Ed è quanto emerge dallo stupendo lavoro di Claudio Giovannesi – presentato alla Quinzaine des réalisateurs, selezione parallela a quella ufficiale del Festival –, Fiore, con gli esordienti Daphne Scoccia, 21 anni, bravissima, e Josciua Algeri, ventunenne già con un figlio. Lavoro coraggioso perché parla dei sentimenti che nascono dentro un carcere tra due giovani, lei che rubacchia come lui. L’affetto e l’amicizia dietro le sbarre incontrano mille difficoltà, legali e interpersonali: durezza e comprensione si scontrano spesso. Ma i due portano avanti la loro storia con decisione, fuggendo dal carcere verso un dove ignoto, perché il regista non alimenta speranze impossibili.
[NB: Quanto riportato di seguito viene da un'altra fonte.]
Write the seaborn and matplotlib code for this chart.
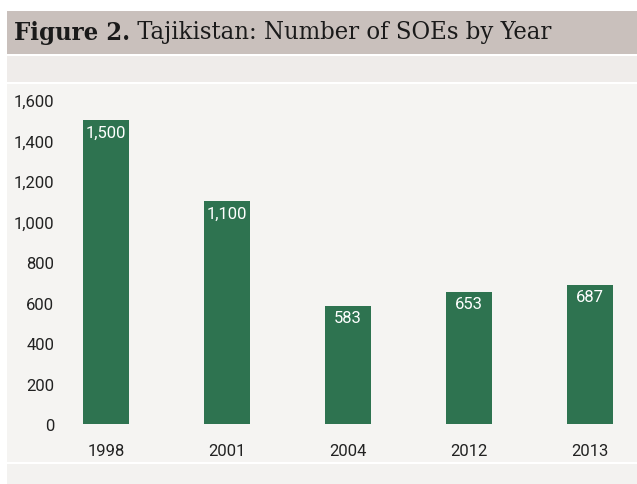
import matplotlib
matplotlib.use("Agg")
import matplotlib.pyplot as plt
from matplotlib.patches import Rectangle
from matplotlib import font_manager
import seaborn as sns
import pandas as pd

years = ["1998", "2001", "2004", "2012", "2013"]
soe_counts = [1500, 1100, 583, 653, 687]
y_ticks = [0, 200, 400, 600, 800, 1000, 1200, 1400, 1600]
title_bold = "Figure 2."
title_rest = " Tajikistan: Number of SOEs by Year"

sns.set_theme(style="white")

installed = {f.name for f in font_manager.fontManager.ttflist}
narrow = "Liberation Sans Narrow" if "Liberation Sans Narrow" in installed else "Roboto"
plt.rcParams["font.family"] = [narrow, "DejaVu Sans"]

W, H = 637, 485
fig = plt.figure(figsize=(W / 100, H / 100), dpi=100)
fig.patch.set_facecolor("white")

def band(y0, y1, color, x0=7, x1=637):
    fig.patches.append(Rectangle((x0 / W, 1 - y1 / H), (x1 - x0) / W, (y1 - y0) / H,
                                 transform=fig.transFigure, facecolor=color,
                                 edgecolor="none", zorder=-5))

band(12, 55, "#c9c0bc")
band(57, 83, "#efecea")
band(85, 463, "#f5f4f2")
band(465, 485, "#f3f2f0")

title_size = 18.3
t = fig.text(14 / W, 1 - 33 / H, title_bold, fontsize=title_size, fontweight="bold",
             family=["DejaVu Serif"], fontstretch="condensed", va="center", ha="left",
             color="#1a1a1a")
fig.canvas.draw()
bb = t.get_window_extent()
fig.text(bb.x1 / W, 1 - 33 / H, title_rest, fontsize=title_size,
         family=["DejaVu Serif"], fontstretch="condensed", va="center", ha="left",
         color="#1a1a1a")

# axes spanning the plot region in pixel terms
x_left, x_right = 60, 630
y_top, y_bottom = 95, 425
ax = fig.add_axes([x_left / W, 1 - y_bottom / H, (x_right - x_left) / W, (y_bottom - y_top) / H])
ax.set_zorder(2)
ax.set_facecolor("none")

df = pd.DataFrame({"year": years, "count": soe_counts})
sns.barplot(data=df, x="year", y="count", color="#2e7350", saturation=1,
            width=0.38, linewidth=0, edgecolor="none", ax=ax)

for i, v in enumerate(soe_counts):
    ax.text(i, v - 22, f"{v:,}", ha="center", va="top", color="white", fontsize=12)

ax.set_xlim(-0.38, 4.33)
ax.set_ylim(0, 1630)
ax.set_yticks(y_ticks)
ax.set_yticklabels([f"{v:,}" for v in y_ticks])
ax.tick_params(axis="both", length=0, labelsize=12, colors="#222222")
ax.tick_params(axis="y", pad=4)
ax.tick_params(axis="x", pad=14)
ax.set_xlabel("")
ax.set_ylabel("")
for s in ax.spines.values():
    s.set_visible(False)

fig.savefig("out.png", dpi=100, facecolor=fig.get_facecolor())
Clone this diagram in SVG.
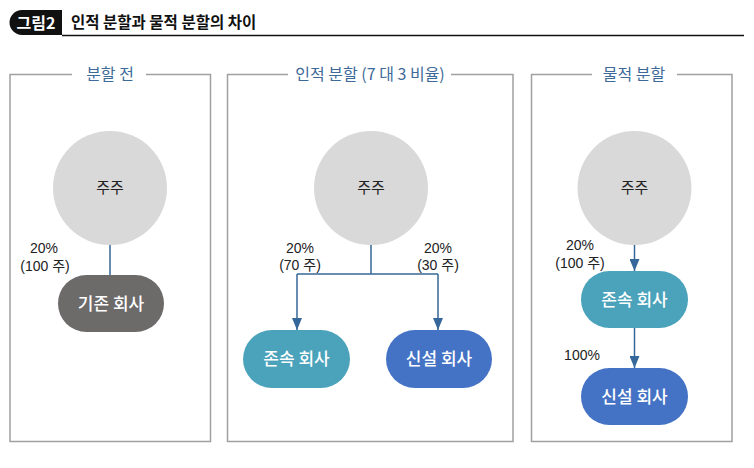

Descrive con rigore quasi un diario giornaliero e mensile che scandisce la vita dentro le mura grigie del dolore.

 

Nessuna retorica, né denuncia, né grido, come invece in tanto cinema nostrano, se non un disperato desiderio di amore. È questo bisogno il vero protagonista delle giovani esistenze, fragili, indifese, violente senza volerlo. Gli adulti faticano a capire: il padre di Daphne (un Valerio Mastandrea al massimo delle capacità attoriali) è un ex detenuto, vive con una rumena, esita ad accettare la figlia per qualche giorno in casa, ma alla fine si rivela capace di tenerezza. Il regista fa "sentire" le emozioni, i pensieri: la voglia di vedere il cielo, la gioia, il primo bacio, la rabbia, l’innocenza anche, che sembrerebbe perduta, ma invece in fondo all’anima resiste. Il film diventa dolorosamente quasi un inno alla vita dei giovani feriti, uno sguardo tenero verso i loro dolori, la loro purezza di fondo, resi con un ritmo scarno, senza orpelli e girato in un carcere vero, e l’aria pressante la si sente.

 

Un piccolo capolavoro. Girato sovente al chiuso, ma non si avverte, con colori tenui e un racconto giocato sui primi piani – frequenti –, in particolare di lei, due occhi che trasudano l’anima. Il cinema italiano forse sta ritrovando la strada del sentimento vero, dopo un lavoro riuscito, come il film di Virzì La pazza gioia. In uscita il 25 maggio a Roma e a Milano, dal primo giugno in tutta Italia.

 

Non è un capolavoro, ma un divertissement  con punte grottesche, ambientato nella Los Angeles libertina degli anni Settanta, The Nice Guys di Shane Black con Russell Crowe e Ryan Gosling. Un investigatore privato (Gosling) parolaio e perdigiorno,  padre di una ragazzina che ha molto più buon senso di lui, e un detective senza scrupoli e manesco (un ingrassato Crowe), si alleano per  trovare, con la promessa di un guadagno notevole, Amelia, una ricca ragazza scomparsa. Polizia corrotta, mafia, delinquenti e delinquentelli, donnine e locali alla moda sono gli ambienti che danno vita a una scanzonata parodia dei generi:  thriller, polizieschi, James Bond, Mission impossible, Captain America e amici. Una sarabanda tirata un po’ troppo sulle lunghe, ma divertente, anzi talora esilarante tra pugni e risate. La sorpresa è l’affiatamento tra le due star, perfetto, la voglia di prendersi in giro e di prendere in giro Hollywood e i suoi prodotti. Non è poco per un film che vedremo il primo giugno.

 

A Cannes quindi non solo storie tragiche o convulse, ma anche sprazzi di luce.